Pubblicato il 12 Luglio 2019 | di Mario Cascone
0Un bisogno di relazione da soddisfare con il passaggio dal like all’Amen
Nel messaggio per la Giornata delle comunicazioni sociali di quest’anno il Papa ha scelto di riflettere sul confronto fra le “social network communities” e la comunità umana. Punto di partenza della riflessione di Francesco è che l’uomo non è fatto per la solitudine, ma per la comunione. Dire persona equivale a dire relazione, dialogo, comunità. È insito quindi in ogni uomo il desiderio di non isolarsi, ma di condurre la propria esistenza in relazione con i suoi simili. Rapportando questo desiderio con gli attuali mezzi di comunicazione sociale la domanda è se essi facilitino la comunione fra le persone o la ostacolino. Pur riconoscendo il valore della rete, Francesco mette in guardia su alcuni pericoli che essa presenta: disinformazione, distorsione consapevole e mirata dei fatti e delle relazioni interpersonali, uso manipolatorio dei dati personali, finalizzato a ottenere vantaggi sul piano politico o economico, cyberbullismo”. Questi rischi che la rete comporta ci fa concludere che “la social network community non sia automaticamente sinonimo di comunità”. Spesso essa è solo un aggregato di individui, che si riconoscono intorno a interessi o argomenti caratterizzati da legami deboli e che non di rado si fondano sulla contrapposizione nei confronti dell’altro.
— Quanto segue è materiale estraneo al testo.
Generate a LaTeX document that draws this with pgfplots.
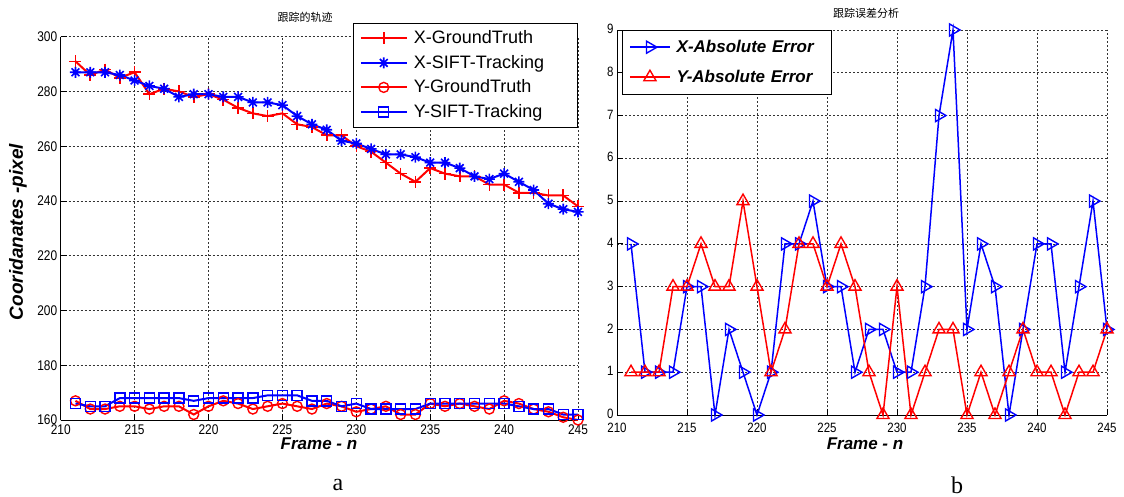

Come si può uscire da questa situazione così problematica? Il Papa trova una risposta nella Parola di Dio, ed in particolare nella metafora del corpo e delle membra, che San Paolo usa per parlare della relazione di reciprocità fra le persone. A questo riguardo l’Apostolo dice: “Perciò, bando alla menzogna e dite ciascuno la verità al suo prossimo, perché siamo membra gli uni degli altri” (Ef 4, 25). Il fatto di “essere membra gli uni degli altri” è la vera motivazione per fuggire dalla menzogna e per dire la verità. L’obbligo a custodire la verità nasce dall’esigenza di non smentire la relazione di comunione che c’è fra di noi. Questa relazione si fonda sul fatto che noi siamo creati ad immagine e somiglianza del Dio trinitario, che in se stesso è relazione d’amore fra le Tre Persone. È la comunione ad immagine della Trinità che distingue la persona dall’individuo e ci fa dire che ognuno di noi è veramente umano solo se si relaziona con gli altri. Questo bisogno di relazione può essere soddisfatto anche dal social web, a patto che esso sia “complementare all’incontro in carne e ossa, che vive attraverso il corpo, il cuore, gli occhi, lo sguardo, il respiro dell’altro”. La rete che vogliamo è quella che favorisce il dialogo, l’incontro, il sorriso, la carezza…
Rifacendosi alla comunione eucaristica, Francesco auspica che si passi dal “like”, così abbondantemente usato nel social web, all’Amen pronunciato nella liturgia eucaristica. Il “like” è spesso sinonimo di partecipazione immediata, istintiva, volutamente non impegnativa e, in ultima analisi, deresponsabilizzante. L’Amen è invece il frutto di una riflessione profonda, di una condivisione matura, dell’adesione ad una verità che impegna l’essere umano per la comunione.